China: fill your cup with tea and positive feelings
In the country that discovered tea, the ceremony requires the use of three teapots. The first is used to heat the water, the second to infuse the tea leaves, and the third teapot is used to serve the tea.
The host or hostess is the one who fills the cups (which do not have handles and have been previously heated in warm water) only up to half or a quarter of them. The rest of the cup should be filled by the guest with positive emotions (friendship, gratitude, respect…). The cups are grasped with the fingertips.
All the movements performed in the tea ceremony have a very strong symbolism.
They are performed to show respect to the water with which the tea is to be brewed, appreciation for the tea leaves, and consideration, above all, to the guests who will be able to taste the tea.
The concept of purity is also very present in the Chinese ceremony, the purity of spirit and mind, a purity that through tea we introduce into our organism.
In both China and Japan, it is customary to offer a cup of tea as a token of respect and gratitude. In these two countries, the tea ceremony is also practiced as meditation.
India, a symbol of courtesy
In this Asian country, the ritual of this infusion is marked by a black tea that is infused with milk. In India, cinnamon, ginger, anise, ginger, cloves, or pepper are often added. The tea is also often served with fine cookies.
In India, as in most eastern regions, offering a cup of tea is a symbol of courtesy, even in the streets of many cities there are stalls where you can consume a delicious cup of tea.

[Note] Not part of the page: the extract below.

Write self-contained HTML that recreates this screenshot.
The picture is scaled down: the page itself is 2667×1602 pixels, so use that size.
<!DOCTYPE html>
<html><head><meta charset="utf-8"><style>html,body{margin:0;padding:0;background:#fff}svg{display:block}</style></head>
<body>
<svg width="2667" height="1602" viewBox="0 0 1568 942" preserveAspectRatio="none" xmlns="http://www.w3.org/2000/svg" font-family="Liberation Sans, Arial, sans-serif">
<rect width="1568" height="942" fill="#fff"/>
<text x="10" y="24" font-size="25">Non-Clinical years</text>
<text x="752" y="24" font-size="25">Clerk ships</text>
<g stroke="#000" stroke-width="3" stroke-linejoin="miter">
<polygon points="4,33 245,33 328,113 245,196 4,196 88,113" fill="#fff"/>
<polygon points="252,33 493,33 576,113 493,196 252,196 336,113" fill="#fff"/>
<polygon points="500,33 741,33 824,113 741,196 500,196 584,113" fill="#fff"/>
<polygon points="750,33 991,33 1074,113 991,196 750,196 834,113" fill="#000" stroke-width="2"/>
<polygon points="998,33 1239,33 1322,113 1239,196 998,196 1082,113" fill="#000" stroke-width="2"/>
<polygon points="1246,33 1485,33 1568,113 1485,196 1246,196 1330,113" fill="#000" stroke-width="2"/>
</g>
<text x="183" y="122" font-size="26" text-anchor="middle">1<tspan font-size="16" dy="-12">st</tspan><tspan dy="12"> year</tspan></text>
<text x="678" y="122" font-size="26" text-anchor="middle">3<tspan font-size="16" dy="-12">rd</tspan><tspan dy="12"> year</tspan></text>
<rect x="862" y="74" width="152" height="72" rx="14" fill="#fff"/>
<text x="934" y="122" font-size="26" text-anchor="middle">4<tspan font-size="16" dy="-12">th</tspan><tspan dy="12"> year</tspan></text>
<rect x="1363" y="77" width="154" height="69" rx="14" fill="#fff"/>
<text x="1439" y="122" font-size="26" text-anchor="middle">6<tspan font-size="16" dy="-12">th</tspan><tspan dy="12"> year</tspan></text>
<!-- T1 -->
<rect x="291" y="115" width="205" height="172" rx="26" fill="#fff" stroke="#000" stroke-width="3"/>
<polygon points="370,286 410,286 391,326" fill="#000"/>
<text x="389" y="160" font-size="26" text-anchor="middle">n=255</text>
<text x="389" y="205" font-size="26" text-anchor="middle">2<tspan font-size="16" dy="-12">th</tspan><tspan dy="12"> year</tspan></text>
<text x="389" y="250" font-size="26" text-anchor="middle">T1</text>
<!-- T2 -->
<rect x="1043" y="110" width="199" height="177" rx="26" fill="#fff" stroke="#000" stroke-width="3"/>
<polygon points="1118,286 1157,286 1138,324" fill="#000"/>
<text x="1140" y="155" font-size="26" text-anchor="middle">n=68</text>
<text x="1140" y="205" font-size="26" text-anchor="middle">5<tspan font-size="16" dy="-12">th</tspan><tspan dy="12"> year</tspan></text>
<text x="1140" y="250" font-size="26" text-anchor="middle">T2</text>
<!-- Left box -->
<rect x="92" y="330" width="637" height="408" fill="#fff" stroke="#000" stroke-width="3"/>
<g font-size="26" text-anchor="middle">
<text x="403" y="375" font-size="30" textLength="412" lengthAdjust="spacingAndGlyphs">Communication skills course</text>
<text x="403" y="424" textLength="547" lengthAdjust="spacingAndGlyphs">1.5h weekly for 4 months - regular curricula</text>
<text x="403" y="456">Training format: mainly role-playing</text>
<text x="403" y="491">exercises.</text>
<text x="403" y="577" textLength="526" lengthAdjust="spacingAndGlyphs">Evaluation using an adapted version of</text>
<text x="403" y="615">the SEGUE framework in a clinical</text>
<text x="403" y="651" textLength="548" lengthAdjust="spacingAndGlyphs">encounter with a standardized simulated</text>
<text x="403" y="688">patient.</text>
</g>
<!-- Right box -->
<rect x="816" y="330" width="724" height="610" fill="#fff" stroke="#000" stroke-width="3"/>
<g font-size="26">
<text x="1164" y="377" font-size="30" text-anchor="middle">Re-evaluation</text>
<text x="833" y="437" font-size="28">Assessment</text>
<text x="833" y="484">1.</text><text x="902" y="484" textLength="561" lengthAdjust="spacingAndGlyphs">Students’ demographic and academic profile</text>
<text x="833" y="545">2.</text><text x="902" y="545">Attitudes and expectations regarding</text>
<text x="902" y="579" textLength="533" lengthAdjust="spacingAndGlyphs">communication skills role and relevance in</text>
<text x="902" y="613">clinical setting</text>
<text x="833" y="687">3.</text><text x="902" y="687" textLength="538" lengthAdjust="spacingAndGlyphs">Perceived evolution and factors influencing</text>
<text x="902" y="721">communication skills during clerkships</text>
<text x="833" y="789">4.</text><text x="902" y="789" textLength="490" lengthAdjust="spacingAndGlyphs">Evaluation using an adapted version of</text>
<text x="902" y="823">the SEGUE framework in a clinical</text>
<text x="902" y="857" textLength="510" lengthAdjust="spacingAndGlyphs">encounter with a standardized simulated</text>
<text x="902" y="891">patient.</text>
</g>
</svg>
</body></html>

In Morocco, tea is drunk in a small glass cup
Just as British tradition dictates that tea should be drunk in a cup, in Morocco (and by extension in most African countries) tea is served in a small crystal glass. Tradition dictates that mint tea is the most commonly used for an authentic ritual.
It is prepared on a metal tray, with teapots also of this same material in which boiling water is poured.

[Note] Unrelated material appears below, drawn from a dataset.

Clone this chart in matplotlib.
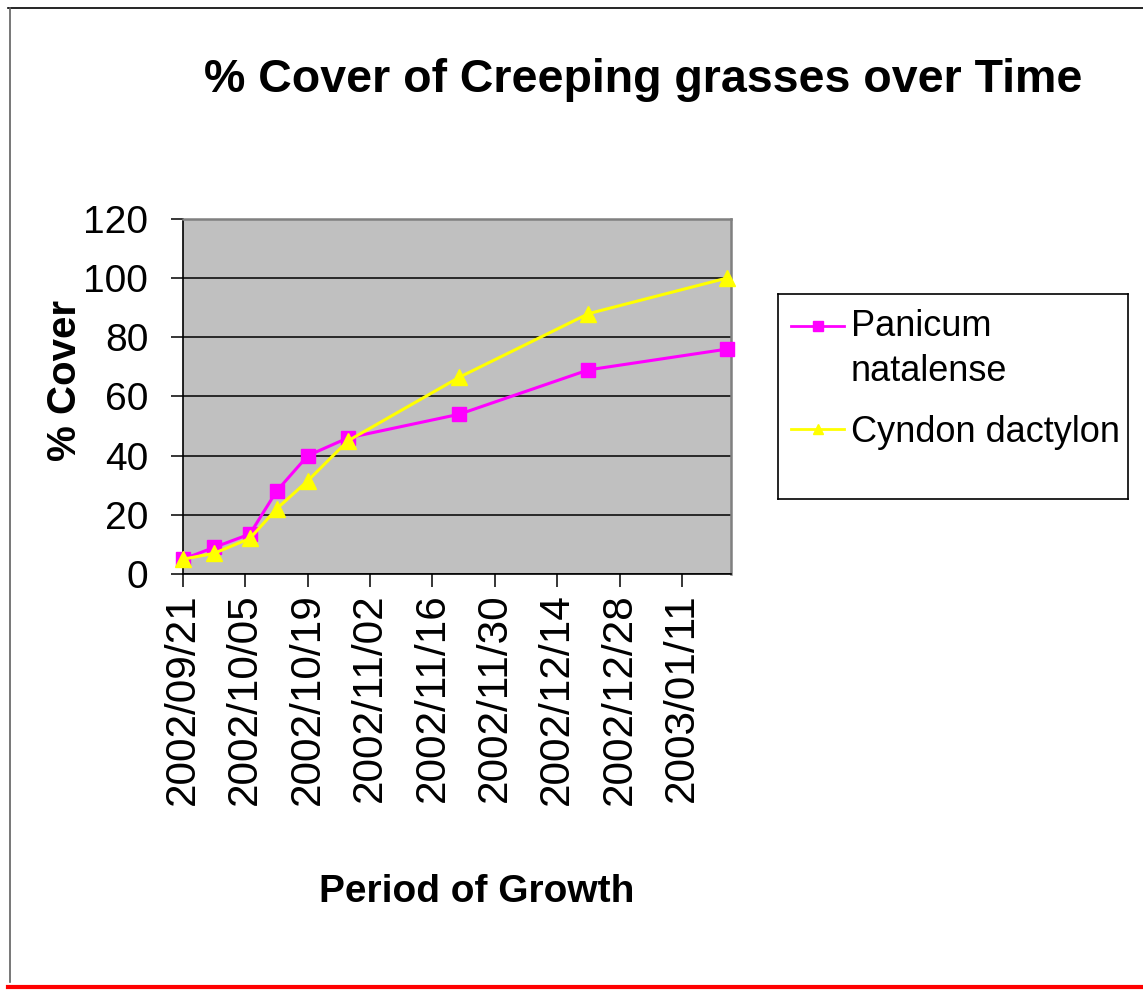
import datetime as dt

import matplotlib
matplotlib.use("Agg")
import matplotlib.pyplot as plt
import matplotlib.dates as mdates
from matplotlib.lines import Line2D

# sampling dates and % cover for the two grasses
dates = ["2002/09/21", "2002/09/28", "2002/10/06", "2002/10/12", "2002/10/19",
         "2002/10/28", "2002/11/22", "2002/12/21", "2003/01/21"]
panicum = [5, 9, 13.5, 28, 40, 46, 54, 69, 76]
cyndon = [5, 7, 12, 22, 31.5, 45, 66.5, 88, 100]

tick_dates = ["2002/09/21", "2002/10/05", "2002/10/19", "2002/11/02", "2002/11/16",
              "2002/11/30", "2002/12/14", "2002/12/28", "2003/01/11"]
x_end = "2003/01/22"
y_ticks = [0, 20, 40, 60, 80, 100, 120]

series = [
    ("Panicum\nnatalense", panicum, "#FF00FF", "s", 10.5),
    ("Cyndon dactylon", cyndon, "#FFFF00", "^", 11),
]


def to_date(s):
    return dt.datetime.strptime(s, "%Y/%m/%d")


plt.rcParams["font.family"] = ["Liberation Sans", "DejaVu Sans"]

W, H = 1143, 996
fig = plt.figure(figsize=(W / 100, H / 100), dpi=100)
ax = fig.add_axes([183 / W, 1 - 574 / H, 548 / W, 355 / H])
ax.set_facecolor("#C0C0C0")

x = [to_date(d) for d in dates]
for label, vals, color, marker, ms in series:
    ax.plot(x, vals, color=color, lw=2.2, marker=marker, ms=ms,
            mec=color, mfc=color, zorder=3, clip_on=False)

ax.set_xlim(to_date(tick_dates[0]), to_date(x_end))
ax.set_ylim(0, 120)
ax.set_yticks(y_ticks)
ax.set_xticks([to_date(d) for d in tick_dates])
ax.xaxis.set_major_formatter(mdates.DateFormatter("%Y/%m/%d"))

ax.grid(axis="y", color="black", lw=1.1)
ax.set_axisbelow(True)
for side in ("left", "bottom"):
    ax.spines[side].set_color("black")
    ax.spines[side].set_linewidth(1.2)
for side in ("top", "right"):
    ax.spines[side].set_color("#808080")
    ax.spines[side].set_linewidth(1.8)

ax.tick_params(axis="y", length=9, width=1.1, pad=16, labelsize=28)
ax.tick_params(axis="x", length=9, width=1.1, pad=5, labelsize=30.5,
               labelrotation=90)

ax.set_ylabel("% Cover", fontsize=29, fontweight="bold")
ax.yaxis.set_label_coords(-0.18, 0.546)
ax.set_xlabel("Period of Growth", fontsize=28, fontweight="bold")
ax.xaxis.set_label_coords(0.5365, -0.846)

fig.text(643 / W, 1 - 92 / H, "% Cover of Creeping grasses over Time",
         fontsize=33.5, fontweight="bold", ha="center", va="baseline")

# legend box drawn in its own pixel-scaled axes
lax = fig.add_axes([778 / W, 1 - 499 / H, 350 / W, 205 / H])
lax.set_xlim(0, 350)
lax.set_ylim(205, 0)
lax.set_xticks([])
lax.set_yticks([])
for sp in lax.spines.values():
    sp.set_color("black")
    sp.set_linewidth(1.2)
for (label, vals, color, marker, ms), hy, ty in zip(series, [32, 135], [42, 148]):
    lax.plot([13, 66], [hy, hy], color=color, lw=2.0)
    lax.plot([39.5], [hy], color=color, marker=marker, ms=ms * 0.62, mec=color,
             mfc=color)
    lines = label.split("\n")
    for k, line in enumerate(lines):
        lax.text(73, ty + 45 * k, line, fontsize=26, va="baseline", ha="left")

# outer frame and red rule at the bottom
fig.add_artist(Line2D([8 / W, 1], [1 - 8 / H, 1 - 8 / H], color="black", lw=1.2))
fig.add_artist(Line2D([10 / W, 10 / W], [1 - 8 / H, 1 - 982 / H], color="#606060", lw=1.2))
fig.add_artist(Line2D([8 / W, 1], [1 - 987 / H, 1 - 987 / H], color="#FF0000", lw=3))

fig.savefig("out.png", dpi=100)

When it comes to serving it, the Moroccan tradition also contrasts with the British, because while the Europeans serve the tea very close to the cup and without making hardly any noise, in Morocco the teapot is raised considerably from the glass so that, when pouring the tea, it “breaks” so that a soft foam emerges, thus enhancing its aroma and flavor.

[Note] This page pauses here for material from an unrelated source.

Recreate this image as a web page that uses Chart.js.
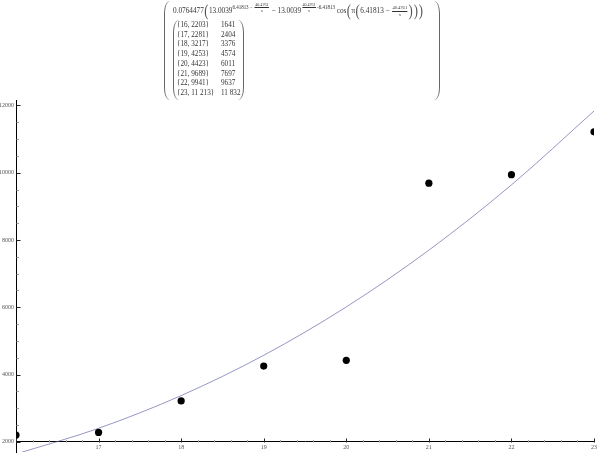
<!DOCTYPE html>
<html><head><meta charset="utf-8">
<script src="https://cdn.jsdelivr.net/npm/chart.js@4/dist/chart.umd.min.js"></script>
<style>
html,body{margin:0;padding:0;background:#fff;width:600px;height:462px;overflow:hidden;}
#wrap{position:absolute;left:0;top:0;width:600px;height:462px;}
.t{position:absolute;font-family:"Liberation Serif","DejaVu Serif",serif;color:#333;white-space:nowrap;}
.lp{position:absolute;border-left:1px solid #666;border-radius:6px 0 0 6px/12px 0 0 12px;width:6px;}
.rp{position:absolute;border-right:1px solid #666;border-radius:0 6px 6px 0/0 12px 12px 0;width:6px;}
#formula{left:173px;top:3px;font-size:8px;line-height:16px;display:flex;align-items:center;transform:scaleX(0.905);transform-origin:0 0;}
#formula .sp{display:inline-flex;align-items:center;font-size:5.5px;position:relative;top:-4px;}
#formula .fr{display:inline-flex;flex-direction:column;align-items:center;font-size:4.5px;line-height:5px;margin:0 1px;}
#formula .fr span:first-child{border-bottom:0.6px solid #333;padding:0 0.5px;}
#formula .bp{font-size:14px;line-height:16px;color:#555;transform:scaleY(1.15);display:inline-block;margin:0 0.5px;}
#formula .frm{display:inline-flex;flex-direction:column;align-items:center;font-size:5px;line-height:5.5px;margin:0 1px;}
#formula .frm span:first-child{border-bottom:0.6px solid #333;}
.row{position:absolute;font-size:7.2px;line-height:8px;}
</style>
</head><body>
<div id="wrap"><canvas id="c" width="600" height="462"></canvas></div>

<div class="lp" style="left:164px;top:1px;height:99px;"></div>
<div class="rp" style="left:433px;top:1px;height:99px;"></div>
<div class="t" id="formula">
  <span>0.0764477</span><span class="bp">(</span><span>13.0039</span><span class="sp">6.41813 −&nbsp;<span class="fr"><span>40.4761</span><span>x</span></span></span><span>&nbsp;− 13.0039</span><span class="sp"><span class="fr"><span>40.4761</span><span>x</span></span>-6.41813</span><span>&nbsp;cos</span><span class="bp">(</span><span>π</span><span class="bp">(</span><span>6.41813 −&nbsp;</span><span class="frm"><span>40.4761</span><span>x</span></span><span class="bp">)</span><span class="bp">)</span><span class="bp">)</span>
</div>

<div class="lp" style="left:173px;top:20px;height:80px;"></div>
<div class="rp" style="left:237px;top:20px;height:80px;"></div>
<div id="table"></div>

<script>
// ---- data ----
const xValues   = [16, 17, 18, 19, 20, 21, 22, 23];
const observed  = [2203, 2281, 3217, 4253, 4423, 9689, 9941, 11213];
const fitted    = [1641, 2404, 3376, 4574, 6011, 7697, 9637, 11832];
const fittedLabels = ['1641', '2404', '3376', '4574', '6011', '7697', '9637', '11 832'];
const observedLabels = ['2203', '2281', '3217', '4253', '4423', '9689', '9941', '11 213'];
const xTickValues = [16, 17, 18, 19, 20, 21, 22, 23];
const xTickLabels = ['', '17', '18', '19', '20', '21', '22', '23'];
const yTickValues = [2000, 4000, 6000, 8000, 10000, 12000];
const yTickLabels = ['2000', '4000', '6000', '8000', '10000', '12000'];

// ---- table of pairs (text) ----
const table = document.getElementById('table');
xValues.forEach((xv, i) => {
  const top = 21 + i * 9.7;
  const a = document.createElement('div');
  a.className = 't row'; a.style.left = '177px'; a.style.top = top + 'px';
  a.textContent = '{' + xv + ', ' + observedLabels[i] + '}';
  const b = document.createElement('div');
  b.className = 't row'; b.style.left = '221px'; b.style.top = top + 'px';
  b.textContent = fittedLabels[i];
  table.appendChild(a); table.appendChild(b);
});

// ---- inward ticks plugin ----
const innerTicks = {
  id: 'innerTicks',
  afterDraw(chart) {
    const ctx = chart.ctx, xs = chart.scales.x, ys = chart.scales.y;
    const ax = chart.chartArea.left + 0.5;
    const ay = Math.round(ys.getPixelForValue(2000)) + 0.5;
    ctx.save();
    ctx.lineWidth = 1;
    for (let v = 2000; v <= 12000; v += 500) {
      const major = v % 2000 === 0;
      const y = Math.round(ys.getPixelForValue(v)) + 0.5;
      ctx.strokeStyle = major ? '#222' : '#999';
      ctx.beginPath(); ctx.moveTo(ax, y); ctx.lineTo(ax + (major ? 4 : 2.5), y); ctx.stroke();
    }
    for (let k = 0; k <= 35; k++) {
      const v = 16 + k * 0.2;
      const major = k % 5 === 0;
      const x = Math.round(xs.getPixelForValue(v)) + 0.5;
      ctx.strokeStyle = major ? '#222' : '#999';
      ctx.beginPath(); ctx.moveTo(x, ay); ctx.lineTo(x, ay - (major ? 4 : 2.5)); ctx.stroke();
    }
    ctx.restore();
  }
};

const fontSpec = {family: '"Liberation Serif", "DejaVu Serif", serif', size: 6};

new Chart(document.getElementById('c'), {
  type: 'scatter',
  data: {
    datasets: [
      {
        label: 'fit',
        data: xValues.map((x, i) => ({x, y: fitted[i]})),
        showLine: true,
        borderColor: 'rgba(100,100,170,0.85)',
        borderWidth: 0.8,
        pointRadius: 0,
        cubicInterpolationMode: 'monotone',
        order: 2
      },
      {
        label: 'data',
        data: xValues.map((x, i) => ({x, y: observed[i]})),
        backgroundColor: '#000',
        borderColor: '#000',
        pointRadius: 3.6,
        pointBorderWidth: 0,
        order: 1
      }
    ]
  },
  options: {
    responsive: false,
    animation: false,
    events: [],
    layout: {padding: {top: 100, right: 6, bottom: 10, left: 0}},
    plugins: {legend: {display: false}, tooltip: {enabled: false}},
    scales: {
      x: {
        type: 'linear',
        position: {y: 2000},
        min: 16, max: 23,
        afterBuildTicks: (s) => { s.ticks = xTickValues.map(v => ({value: v})); },
        ticks: {
          callback: (v) => xTickLabels[xTickValues.indexOf(v)] ?? '',
          font: fontSpec, color: '#555', padding: 2, maxRotation: 0, autoSkip: false
        },
        grid: {display: false, drawTicks: false},
        border: {display: true, color: '#000', width: 1}
      },
      y: {
        type: 'linear',
        position: 'left',
        min: 1700, max: 12160,
        afterBuildTicks: (s) => { s.ticks = yTickValues.map(v => ({value: v})); },
        afterFit: (s) => { s.width = 16; },
        ticks: {
          callback: (v) => yTickLabels[yTickValues.indexOf(v)] ?? '',
          font: fontSpec, color: '#555', padding: 2, autoSkip: false
        },
        grid: {display: false, drawTicks: false},
        border: {display: true, color: '#000', width: 1}
      }
    }
  },
  plugins: [innerTicks]
});
</script>
</body></html>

The glasses in which it is served are small in size and are usually very brightly colored and varied.
If you travel to Morocco and you are offered a cup of tea, never refuse it as it is considered an offense and a lack of respect and education.
In Spain, more digestive than spiritual
In our country, as in most of the rest of Europe, the way of drinking tea is not as spiritual as in Eastern countries. However, it is an increasingly rooted tradition to opt for this type of infusion both at breakfast and after lunch or dinner.
Here, the container in which we drink it usually varies as it is equally enjoyed in a porcelain cup, ceramic cup, or glass cup, generally of large size.
Very often we choose to consume it in tea bags or individual tea pyramids, although it is also consumed in leaves, either whole or powdered.
The tea bags allow us to consume this infusion in a faster way, contrary to what happens in Eastern societies… How much we still have to learn from them!
In New York, very British style
Believe it or not, coffee is not the only beverage consumed in the USA. Tea is one of the most popular drinks among Americans.
Here we can find authentic tea rooms that offer this drink accompanied by cookies, scones, and sandwiches, British style. The time of tea in North America varies from the British since, normally, it is usually taken between 13.00 and 16.00 hours.
Tip for enjoying the full flavor of tea
One last tip that applies to all of the above ceremonies. To make the tea tastier and not lose its aroma, smell, and flavor, the teapot should be cleaned with water only. Do not even use scouring pads, cloths, or sponges, and, of course, no soap.
Tea experts assure you that this way of cleaning the teapot creates a film inside the teapot that significantly improves the properties of this beverage, so, enjoy!